Abstract

This chapter discusses properties affecting thin film applications and resulting devices that have been developed since sputtered TiNi thin film with shape memory properties was first demonstrated in 1989. As the shape memory alloy technology has matured, the material has gradually gained acceptance. TiNi thin film shape memory alloy (SMA) exhibits intrinsic characteristics similar to bulk nitinol: large stress and strain, long fatigue life, biocompatibility, high resistance to chemical corrosion, and electrical properties that are well matched to joule heating applications. In addition, thin film dissipates heat rapidly so that it can be thermally cycled in milliseconds. These properties make TiNi thin film useful in making microactuators. Microelectromechanical (MEMS) processes – specifically photolithography, chemical etching, and use of sacrificial layers to fabricate complex microstructures – combine TiNi thin film with silicon to provide a versatile platform for fabrication of microdevices. A variety of microdevices have been developed in several laboratories, including valves, pumps, optical and electrical switches and intravascular devices.

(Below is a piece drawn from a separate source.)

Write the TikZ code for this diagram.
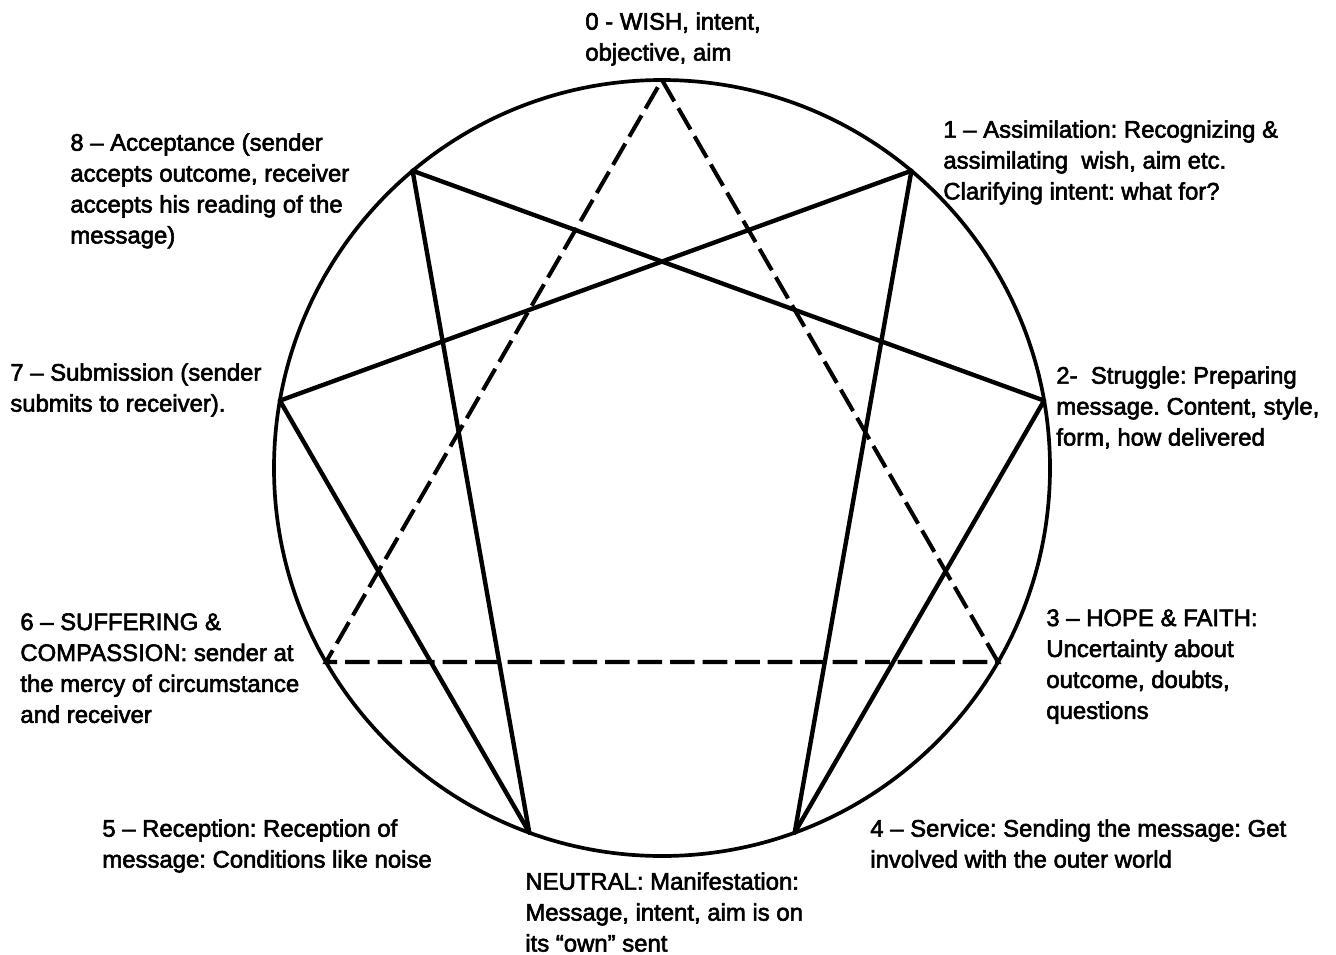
\documentclass[tikz,border=0pt]{standalone}
\usepackage{fontspec}
\setmainfont{Liberation Sans}
\newfontfamily\scanfont[FakeBold=2.5]{Liberation Sans}
\usetikzlibrary{calc}
\frenchspacing
\tikzset{ringline/.style={draw=black,line width=2.1pt},
  starline/.style={draw=black,line width=2.5pt,line join=round,line cap=round},
  triline/.style={draw=black,line width=2.3pt,dash pattern=on 14pt off 4.5pt},
  pointlabel/.style={anchor=north west,align=left,inner sep=0pt,font=\scanfont\fontsize{13.6}{17.6}\selectfont}}

\begin{document}
\begin{tikzpicture}[x=.2mm,y=-.2mm]
\path[use as bounding box] (0,0) rectangle (1336,955);
\coordinate (c) at (662,468);
\draw[ringline] (c) circle[radius=77.6mm];
\foreach \i in {0,...,8} \path (c) ++({40*\i-90}:388) coordinate (p\i);
\foreach \a/\b in {1/4,4/2,2/8,8/5,5/7,7/1} \draw[starline] (p\a)--(p\b);
\draw[triline] (p0)--(p3)--(p6)--cycle;
\node[pointlabel] (l0) at (585,12) {0 - WISH, intent,\\objective, aim};
\node[pointlabel] (l1) at (943,120) {1 – Assimilation: Recognizing \&\\assimilating\ \ wish, aim etc.\\Clarifying intent: what for?};
\node[pointlabel] (l2) at (1056,366) {2-\ \ Struggle: Preparing\\message. Content, style,\\form, how delivered};
\node[pointlabel] (l3) at (1046,609) {3 – HOPE \& FAITH:\\Uncertainty about\\outcome, doubts,\\questions};
\node[pointlabel] (l4) at (870,819) {4 – Service: Sending the message: Get\\involved with the outer world};
\node[pointlabel] (ln) at (525,872) {NEUTRAL: Manifestation:\\Message, intent, aim is on\\its “own” sent};
\node[pointlabel] (l5) at (102,819) {5 – Reception: Reception of\\message: Conditions like noise};
\node[pointlabel] (l6) at (20,613) {6 – SUFFERING \&\\COMPASSION: sender at\\the mercy of circumstance\\and receiver};
\node[pointlabel] (l7) at (10,363) {7 – Submission (sender\\submits to receiver).};
\node[pointlabel] (l8) at (70,133) {8 – Acceptance (sender\\accepts outcome, receiver\\accepts his reading of the\\message)};
\end{tikzpicture}
\end{document}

Interest in thin film applications is increasing as evidenced by the number of recent publications and patents issued. Intravascular medical devices are currently in clinical trials. The future for thin film devices, especially in medical devices, seems assured despite the fact that to this day no “killer application” has emerged.

Introduction to TiNi thin film applications

This chapter provides an overview of shape memory alloy thin film applications since TiNi thin film, developed with support from a National Aeronautics and Space Administration Small Business Innovation Research contract, was introduced at the Engineering Aspects of Shape Memory Alloy Conference in Lansing, MI in 1989.